Le reste des solistes est d’un bon niveau, mais peine à rivaliser avec une telle chanteuse : Emanuela Galli s’est plus faite remarquer pour sa scintillante robe que pour la sensibilité de son chant. Dotée d’un timbre corsé et d’une solide technique, la soprano jette ses notes avec une brusquerie nonchalante et projette son chant avec agressivité, sans que cela empêche son premier « Virginella fortunata » d’être recouvert par un orchestre pourtant réduit. Marta Almajano possède un timbre diaphane et pur, sans épaisseur aucune, qui convient particulièrement bien à son rôle mais ne lui permet pas de véritablement s’affirmer ; sa consœur Marina De Liso déçoit par des graves indigents. Enfin, le Soupçon de Magnus Staveland est soupçonné de début de rhinopharyngite, ce qui expliquerait une émission engorgée et brouillonne, bien qu’engagée.

La direction de Fabio Biondi sculpte amoureusement chaque détail, laisse s’égrener les notes de théorbe, allie l’agilité du violoncelle à la nostalgie de la viole de gambe. Le chef dirige debout depuis son violon (ou plus précisément ses violons, puisqu’il a  régulièrement changé d’instrument pendant la soirée) avec vivacité et bon goût. Point d’excès vivaldiens bondissants ici, mais des parties violinistiques parfois ornées, déroulées avec raffinement.
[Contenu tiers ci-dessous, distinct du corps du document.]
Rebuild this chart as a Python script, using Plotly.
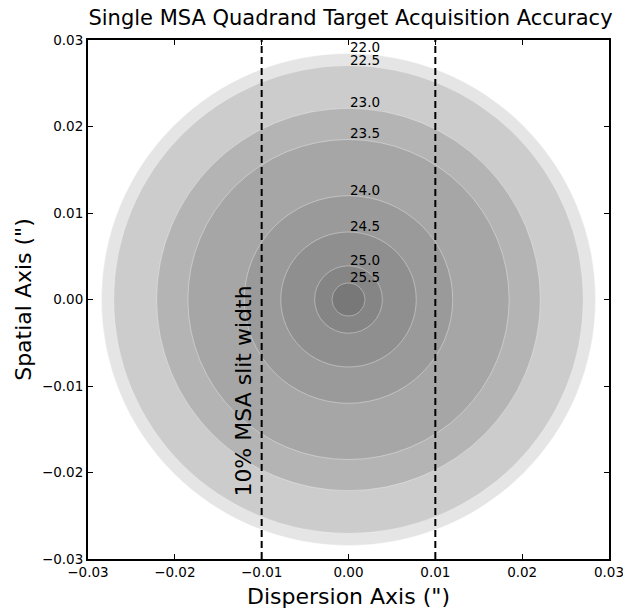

Hélas, si chaque air est superbement rendu, l’œuvre entière s’avère assez statique, souffrant de tempi peu contrastés, d’un manque de spontanéité, d’un enchaînement récitatifs-airs digne du regretté Concorde supersonique. A peine a-t-on le temps de commencer un air qu’un troisième se finit, avec un récitatif pris en étau quelque part dans cette histoire tracée en pointillés. Enfin, le contrepoint subtil du duo et du trio de la première partie a été rendu illisible par l’acoustique ample et résonnante de la salle, qui ne pouvait que difficilement convenir à une œuvre aussi intimiste. Une soirée en demi-teinte donc, avec des moments magnifiques que l’on doit à la présidente élue par acclamation : Roberta Invernizzi.